■ Aim of the task ■
Transcribe the records exactly. Pictures do not belong in the transcription.
........
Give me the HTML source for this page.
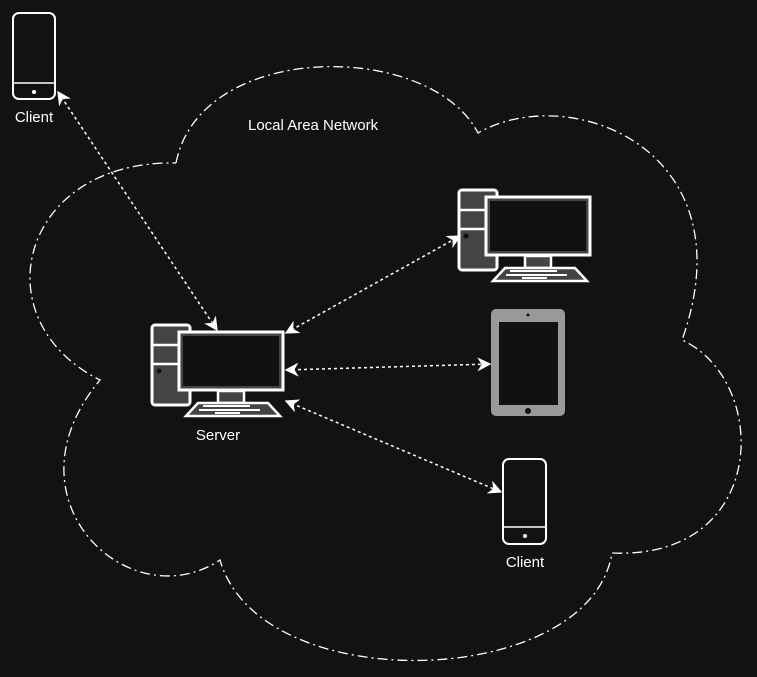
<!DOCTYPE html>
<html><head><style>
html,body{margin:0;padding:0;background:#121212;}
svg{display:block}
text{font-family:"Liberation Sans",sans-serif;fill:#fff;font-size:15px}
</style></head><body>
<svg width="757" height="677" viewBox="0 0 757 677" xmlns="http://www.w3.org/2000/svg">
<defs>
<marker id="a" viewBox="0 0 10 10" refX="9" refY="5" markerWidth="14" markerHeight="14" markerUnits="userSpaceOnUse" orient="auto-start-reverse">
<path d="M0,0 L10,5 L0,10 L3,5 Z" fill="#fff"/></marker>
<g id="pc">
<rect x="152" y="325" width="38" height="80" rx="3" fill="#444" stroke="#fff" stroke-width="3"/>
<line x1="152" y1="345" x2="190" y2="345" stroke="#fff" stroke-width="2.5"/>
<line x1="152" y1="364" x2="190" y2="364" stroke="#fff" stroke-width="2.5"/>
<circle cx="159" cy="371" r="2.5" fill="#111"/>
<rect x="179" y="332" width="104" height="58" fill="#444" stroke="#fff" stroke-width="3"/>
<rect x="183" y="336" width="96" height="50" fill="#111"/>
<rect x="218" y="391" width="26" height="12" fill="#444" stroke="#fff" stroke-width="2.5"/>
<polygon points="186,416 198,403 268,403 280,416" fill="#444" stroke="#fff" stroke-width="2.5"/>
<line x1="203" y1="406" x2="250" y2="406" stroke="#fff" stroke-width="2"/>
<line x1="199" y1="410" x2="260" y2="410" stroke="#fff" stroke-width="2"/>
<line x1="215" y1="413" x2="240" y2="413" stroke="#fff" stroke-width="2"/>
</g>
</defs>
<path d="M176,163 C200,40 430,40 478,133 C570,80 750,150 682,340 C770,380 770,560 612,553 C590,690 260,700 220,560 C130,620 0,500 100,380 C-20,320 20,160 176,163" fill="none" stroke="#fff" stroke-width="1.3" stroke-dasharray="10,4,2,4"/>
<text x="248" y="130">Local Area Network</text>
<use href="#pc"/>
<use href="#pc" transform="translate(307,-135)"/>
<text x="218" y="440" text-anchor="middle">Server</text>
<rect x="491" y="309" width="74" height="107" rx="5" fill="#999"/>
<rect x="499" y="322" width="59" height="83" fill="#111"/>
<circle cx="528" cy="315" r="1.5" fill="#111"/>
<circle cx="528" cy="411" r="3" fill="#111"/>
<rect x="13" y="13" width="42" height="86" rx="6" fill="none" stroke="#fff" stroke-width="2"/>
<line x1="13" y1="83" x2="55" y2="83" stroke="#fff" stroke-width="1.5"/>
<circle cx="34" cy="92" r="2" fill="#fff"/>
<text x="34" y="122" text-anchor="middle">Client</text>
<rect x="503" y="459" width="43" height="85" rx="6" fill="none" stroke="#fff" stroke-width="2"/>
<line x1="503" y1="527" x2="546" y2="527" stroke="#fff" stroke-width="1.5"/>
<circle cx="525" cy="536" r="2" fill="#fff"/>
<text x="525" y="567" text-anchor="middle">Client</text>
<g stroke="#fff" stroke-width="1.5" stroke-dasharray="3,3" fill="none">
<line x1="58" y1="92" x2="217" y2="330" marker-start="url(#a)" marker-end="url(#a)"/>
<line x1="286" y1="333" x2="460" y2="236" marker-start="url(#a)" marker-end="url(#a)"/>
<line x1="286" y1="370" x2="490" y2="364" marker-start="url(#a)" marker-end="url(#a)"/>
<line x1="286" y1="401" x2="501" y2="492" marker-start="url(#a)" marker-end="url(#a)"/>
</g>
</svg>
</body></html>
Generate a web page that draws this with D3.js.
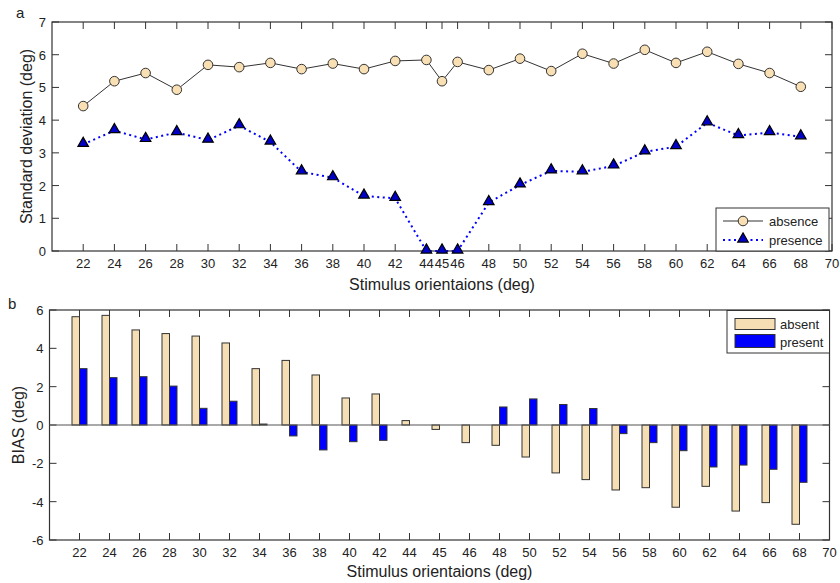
........
■ Worked answer ■
Give me the HTML source for this page.
<!DOCTYPE html>
<html><head><style>
html,body{margin:0;padding:0;background:#121212;}
svg{display:block}
text{font-family:"Liberation Sans",sans-serif;fill:#fff;font-size:15px}
</style></head><body>
<svg width="757" height="677" viewBox="0 0 757 677" xmlns="http://www.w3.org/2000/svg">
<defs>
<marker id="a" viewBox="0 0 10 10" refX="9" refY="5" markerWidth="14" markerHeight="14" markerUnits="userSpaceOnUse" orient="auto-start-reverse">
<path d="M0,0 L10,5 L0,10 L3,5 Z" fill="#fff"/></marker>
<g id="pc">
<rect x="152" y="325" width="38" height="80" rx="3" fill="#444" stroke="#fff" stroke-width="3"/>
<line x1="152" y1="345" x2="190" y2="345" stroke="#fff" stroke-width="2.5"/>
<line x1="152" y1="364" x2="190" y2="364" stroke="#fff" stroke-width="2.5"/>
<circle cx="159" cy="371" r="2.5" fill="#111"/>
<rect x="179" y="332" width="104" height="58" fill="#444" stroke="#fff" stroke-width="3"/>
<rect x="183" y="336" width="96" height="50" fill="#111"/>
<rect x="218" y="391" width="26" height="12" fill="#444" stroke="#fff" stroke-width="2.5"/>
<polygon points="186,416 198,403 268,403 280,416" fill="#444" stroke="#fff" stroke-width="2.5"/>
<line x1="203" y1="406" x2="250" y2="406" stroke="#fff" stroke-width="2"/>
<line x1="199" y1="410" x2="260" y2="410" stroke="#fff" stroke-width="2"/>
<line x1="215" y1="413" x2="240" y2="413" stroke="#fff" stroke-width="2"/>
</g>
</defs>
<path d="M176,163 C200,40 430,40 478,133 C570,80 750,150 682,340 C770,380 770,560 612,553 C590,690 260,700 220,560 C130,620 0,500 100,380 C-20,320 20,160 176,163" fill="none" stroke="#fff" stroke-width="1.3" stroke-dasharray="10,4,2,4"/>
<text x="248" y="130">Local Area Network</text>
<use href="#pc"/>
<use href="#pc" transform="translate(307,-135)"/>
<text x="218" y="440" text-anchor="middle">Server</text>
<rect x="491" y="309" width="74" height="107" rx="5" fill="#999"/>
<rect x="499" y="322" width="59" height="83" fill="#111"/>
<circle cx="528" cy="315" r="1.5" fill="#111"/>
<circle cx="528" cy="411" r="3" fill="#111"/>
<rect x="13" y="13" width="42" height="86" rx="6" fill="none" stroke="#fff" stroke-width="2"/>
<line x1="13" y1="83" x2="55" y2="83" stroke="#fff" stroke-width="1.5"/>
<circle cx="34" cy="92" r="2" fill="#fff"/>
<text x="34" y="122" text-anchor="middle">Client</text>
<rect x="503" y="459" width="43" height="85" rx="6" fill="none" stroke="#fff" stroke-width="2"/>
<line x1="503" y1="527" x2="546" y2="527" stroke="#fff" stroke-width="1.5"/>
<circle cx="525" cy="536" r="2" fill="#fff"/>
<text x="525" y="567" text-anchor="middle">Client</text>
<g stroke="#fff" stroke-width="1.5" stroke-dasharray="3,3" fill="none">
<line x1="58" y1="92" x2="217" y2="330" marker-start="url(#a)" marker-end="url(#a)"/>
<line x1="286" y1="333" x2="460" y2="236" marker-start="url(#a)" marker-end="url(#a)"/>
<line x1="286" y1="370" x2="490" y2="364" marker-start="url(#a)" marker-end="url(#a)"/>
<line x1="286" y1="401" x2="501" y2="492" marker-start="url(#a)" marker-end="url(#a)"/>
</g>
</svg>
</body></html>
Generate a web page that draws this with D3.js.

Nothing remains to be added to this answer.